One fascinating thing I noticed about any debate about "socialism" in the context of US politics is that this is a word that can be defined very narrowly or very expansively depending on whatever best suits the speaker's arguments.
When the motion of debate is "should we have socialism," self-described capitalists use the narrow definition of this word, to mean the distinct set of Soviet- or PRC-aligned communist dictatorships that existed in the Cold War, and of course we shouldn't have socialism, because of course we don't want famines, or political purges, or concentration camps, or what have you that characterise these historical communist dictatorships. From that perspective, why would anyone support socialism? What kind of monster would do that?
When the motion of debate switches to "what policies characterise socialism," however, anti-socialists suddenly do a 180-degree turn and define socialism extremely broadly, to mean basically any kind of intensive state intervention in the economy.
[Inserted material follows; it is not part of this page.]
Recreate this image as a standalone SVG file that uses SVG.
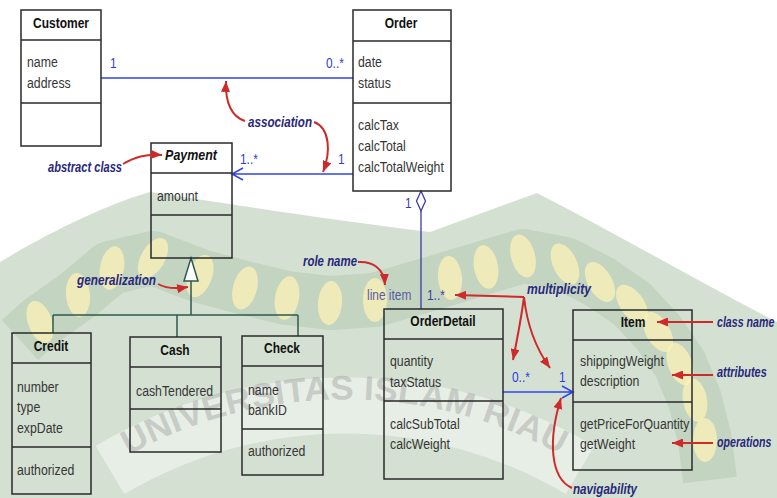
<svg xmlns="http://www.w3.org/2000/svg" width="777" height="498" viewBox="0 0 777 498">
  <style>
    text { font-family: "Liberation Sans", Arial, sans-serif; }
    .cls { font-size: 15px; font-weight: bold; fill: #111; text-anchor: middle; }
    .abs { font-style: italic; }
    .att { font-size: 15px; fill: #363636; }
    .mul { font-size: 14px; fill: #2a3ce4; }
    .mul2 { font-size: 14px; fill: #3a3aa6; }
    .role { font-size: 14px; fill: #5a5aa2; }
    .note { font-size: 14px; font-style: italic; font-weight: bold; fill: #28287a; }
    .box rect, .box path { fill: none; stroke: #2a2a2a; stroke-width: 1.5; }
    .assoc { fill: none; stroke: #2f45e8; stroke-width: 1.5; }
    .agg { fill: none; stroke: #3a3aa6; stroke-width: 1.3; }
    .gen { fill: none; stroke: #2c5a4c; stroke-width: 1.5; }
    .call { fill: none; stroke: #cf2a2a; stroke-width: 2; marker-end: url(#redhead); }
    .petal { fill: #fcf2b6; fill-opacity: 0.75; }
    .wm { font-size: 34px; font-weight: bold; fill: #959595; fill-opacity: 0.4; }
  </style>
  <defs>
    <marker id="redhead" markerUnits="userSpaceOnUse" markerWidth="11" markerHeight="9" refX="11" refY="4.5" orient="auto">
      <path d="M0,0 L11,4.5 L0,9 Z" fill="#cf2a2a"/>
    </marker>
    <path id="wmArc" d="M120,460 A448,448 0 0 1 570,460"/>
  </defs>

  <rect width="777" height="498" fill="#ffffff"/>

  <!-- university crest in the background -->
  <g id="watermark">
    <path d="M0,262 C50,232 105,205 150,192 C230,204 330,220 430,232 L537,193 C620,236 700,282 777,322 L777,498 L0,498 Z" fill="#6f9a6a" fill-opacity="0.3"/>
    <path d="M20,340 L40,322 L78,295 L110,268 L153,258 L200,276 L245,288 L287,298 L330,303 L375,300 L450,278 L523,256 L565,264 L600,282 L632,304 L658,332 L680,364 L695,400 L705,440 L710,480" fill="none" stroke="#5f8a5a" stroke-opacity="0.14" stroke-width="54" stroke-linejoin="round"/>
    <g class="petal">
      <ellipse rx="12" ry="22" transform="translate(40 322) rotate(-20)"/>
      <ellipse rx="12" ry="22" transform="translate(78 295) rotate(-5)"/>
      <ellipse rx="12" ry="22" transform="translate(112 268) rotate(10)"/>
      <ellipse rx="12" ry="22" transform="translate(153 258) rotate(30)"/>
      <ellipse rx="12" ry="22" transform="translate(200 276) rotate(20)"/>
      <ellipse rx="12" ry="22" transform="translate(245 288) rotate(15)"/>
      <ellipse rx="12" ry="22" transform="translate(287 298) rotate(10)"/>
      <ellipse rx="12" ry="22" transform="translate(330 303) rotate(5)"/>
      <ellipse rx="12" ry="22" transform="translate(375 300) rotate(0)"/>
      <ellipse rx="12" ry="22" transform="translate(450 278) rotate(-5)"/>
      <ellipse rx="12" ry="22" transform="translate(486 267) rotate(-10)"/>
      <ellipse rx="12" ry="22" transform="translate(523 256) rotate(-15)"/>
      <ellipse rx="12" ry="22" transform="translate(565 264) rotate(-25)"/>
      <ellipse rx="12" ry="22" transform="translate(600 282) rotate(-30)"/>
      <ellipse rx="12" ry="22" transform="translate(632 304) rotate(-35)"/>
      <ellipse rx="12" ry="22" transform="translate(658 332) rotate(-30)"/>
      <ellipse rx="12" ry="22" transform="translate(680 364) rotate(-20)"/>
      <ellipse rx="12" ry="22" transform="translate(695 400) rotate(-10)"/>
      <ellipse rx="12" ry="22" transform="translate(705 440) rotate(0)"/>
    </g>
    <path d="M110,470 A460,460 0 0 1 580,470" fill="none" stroke="#ffffff" stroke-opacity="0.45" stroke-width="56"/>
    <text class="wm"><textPath href="#wmArc" startOffset="10" textLength="450" lengthAdjust="spacingAndGlyphs">UNIVERSITAS ISLAM RIAU</textPath></text>
  </g>

  <!-- relationships between the classes -->
  <g id="connectors">
    <path class="assoc" d="M101,78 H353"/>
    <path class="assoc" d="M353,174 H232 M243,168 L232,174 L243,180"/>
    <path class="agg" d="M421,211 V309"/>
    <polygon points="421,191 425.5,201 421,211 416.5,201" fill="#ffffff" stroke="#3a3aa6" stroke-width="1.3"/>
    <path class="gen" d="M191,281 V315 M53,315 H298 M53,315 V333 M177,315 V337 M298,315 V336"/>
    <polygon points="191,258 198,281 184,281" fill="#ffffff" stroke="#2c5a4c" stroke-width="1.5"/>
    <path class="assoc" d="M503,392 H573 M562,386 L573,392 L562,398"/>

    <text class="mul" transform="translate(110 68) scale(.85 1)">1</text>
    <text class="mul" transform="translate(326 68) scale(.85 1)">0..*</text>
    <text class="mul" transform="translate(240 164) scale(.85 1)">1..*</text>
    <text class="mul" transform="translate(338 164) scale(.85 1)">1</text>
    <text class="mul2" transform="translate(405 208) scale(.85 1)">1</text>
    <text class="role" transform="translate(367 300) scale(.85 1)">line item</text>
    <text class="mul2" transform="translate(427 300) scale(.85 1)">1..*</text>
    <text class="mul" transform="translate(512 382) scale(.85 1)">0..*</text>
    <text class="mul" transform="translate(559 382) scale(.85 1)">1</text>
  </g>

  <g id="customer" class="box">
    <rect x="21" y="10" width="80" height="136"/>
    <path d="M21,40 H101 M21,103 H101"/>
    <text class="cls" transform="translate(61 28) scale(.8 1)">Customer</text>
    <text class="att" transform="translate(27 67) scale(.82 1)">name</text>
    <text class="att" transform="translate(27 88) scale(.82 1)">address</text>
  </g>

  <g id="order" class="box">
    <rect x="353" y="10" width="98" height="181"/>
    <path d="M353,41 H451 M353,103 H451"/>
    <text class="cls" transform="translate(401 28) scale(.8 1)">Order</text>
    <text class="att" transform="translate(358 67) scale(.82 1)">date</text>
    <text class="att" transform="translate(358 88) scale(.82 1)">status</text>
    <text class="att" transform="translate(358 130) scale(.82 1)">calcTax</text>
    <text class="att" transform="translate(358 151) scale(.82 1)">calcTotal</text>
    <text class="att" transform="translate(358 172) scale(.82 1)">calcTotalWeight</text>
  </g>

  <g id="payment" class="box">
    <rect x="151" y="143" width="81" height="115"/>
    <path d="M151,173 H232 M151,215 H232"/>
    <text class="cls abs" transform="translate(191 160) scale(.83 1)">Payment</text>
    <text class="att" transform="translate(157 201) scale(.82 1)">amount</text>
  </g>

  <g id="credit" class="box">
    <rect x="12" y="333" width="79" height="161"/>
    <path d="M12,363 H91 M12,447 H91"/>
    <text class="cls" transform="translate(51 351) scale(.8 1)">Credit</text>
    <text class="att" transform="translate(17 392) scale(.82 1)">number</text>
    <text class="att" transform="translate(17 412) scale(.82 1)">type</text>
    <text class="att" transform="translate(17 433) scale(.82 1)">expDate</text>
    <text class="att" transform="translate(17 475) scale(.82 1)">authorized</text>
  </g>

  <g id="cash" class="box">
    <rect x="130" y="337" width="91" height="115"/>
    <path d="M130,367 H221 M130,409 H221"/>
    <text class="cls" transform="translate(175 355) scale(.8 1)">Cash</text>
    <text class="att" transform="translate(136 396) scale(.82 1)">cashTendered</text>
  </g>

  <g id="check" class="box">
    <rect x="242" y="336" width="81" height="139"/>
    <path d="M242,366 H323 M242,429 H323"/>
    <text class="cls" transform="translate(282 353) scale(.8 1)">Check</text>
    <text class="att" transform="translate(248 395) scale(.82 1)">name</text>
    <text class="att" transform="translate(248 415) scale(.82 1)">bankID</text>
    <text class="att" transform="translate(248 456) scale(.82 1)">authorized</text>
  </g>

  <g id="orderdetail" class="box">
    <rect x="384" y="309" width="119" height="170"/>
    <path d="M384,339 H503 M384,401 H503"/>
    <text class="cls" transform="translate(443 326) scale(.8 1)">OrderDetail</text>
    <text class="att" transform="translate(390 366) scale(.82 1)">quantity</text>
    <text class="att" transform="translate(390 387) scale(.82 1)">taxStatus</text>
    <text class="att" transform="translate(390 429) scale(.82 1)">calcSubTotal</text>
    <text class="att" transform="translate(390 449) scale(.82 1)">calcWeight</text>
  </g>

  <g id="item" class="box">
    <rect x="573" y="310" width="119" height="160"/>
    <path d="M573,340 H692 M573,402 H692"/>
    <text class="cls" transform="translate(633 327) scale(.8 1)">Item</text>
    <text class="att" transform="translate(580 366) scale(.82 1)">shippingWeight</text>
    <text class="att" transform="translate(580 386) scale(.82 1)">description</text>
    <text class="att" transform="translate(580 429) scale(.82 1)">getPriceForQuantity</text>
    <text class="att" transform="translate(580 449) scale(.82 1)">getWeight</text>
  </g>

  <!-- explanatory callouts -->
  <g id="callouts">
    <path class="call" d="M245,121 C232,117 225,103 226,81"/>
    <path class="call" d="M314,122 C330,128 331,152 323,172"/>
    <path class="call" d="M123,164 C135,157 145,154 162,155"/>
    <path class="call" d="M158,284 C167,289 176,289 188,287"/>
    <path class="call" d="M358,262 C372,261 384,268 385,285"/>
    <path class="call" d="M524,297 L455,295"/>
    <path class="call" d="M524,297 C521,320 517,340 513,360"/>
    <path class="call" d="M524,297 C527,325 537,350 550,368"/>
    <path class="call" d="M713,322 L657,322"/>
    <path class="call" d="M713,375 L672,375"/>
    <path class="call" d="M713,443 L672,443"/>
    <path class="call" d="M572,488 C550,478 548,440 561,398"/>

    <text class="note" x="248" y="127" textLength="64" lengthAdjust="spacingAndGlyphs">association</text>
    <text class="note" x="48" y="172" textLength="74" lengthAdjust="spacingAndGlyphs">abstract class</text>
    <text class="note" x="77" y="285" textLength="79" lengthAdjust="spacingAndGlyphs">generalization</text>
    <text class="note" x="303" y="266" textLength="54" lengthAdjust="spacingAndGlyphs">role name</text>
    <text class="note" x="527" y="294" textLength="64" lengthAdjust="spacingAndGlyphs">multiplicity</text>
    <text class="note" transform="translate(717 327) scale(.76 1)">class name</text>
    <text class="note" transform="translate(717 377) scale(.78 1)">attributes</text>
    <text class="note" transform="translate(717 447) scale(.76 1)">operations</text>
    <text class="note" x="573" y="494" textLength="64" lengthAdjust="spacingAndGlyphs">navigability</text>
  </g>
</svg>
Of course Western Europe is chock full of socialist states, and since we have already established that socialism is a thing that the United States shouldn't have, it follows that the United States should avoid implementing such radical socialist policies like universal healthcare that Europeans have.
And of course self-described communists do much the same thing, only the other way around.
So instead of trying to write a substantive argument on a foundation that won't support one, I will instead ask the original poster this. When you say that the United States should have "some communism", what, exactly, is meant by "some communism"? What policies does this entail and what social changes does it imply?
Without a clear and agreed-upon definition there can be no intellectually honest discussion.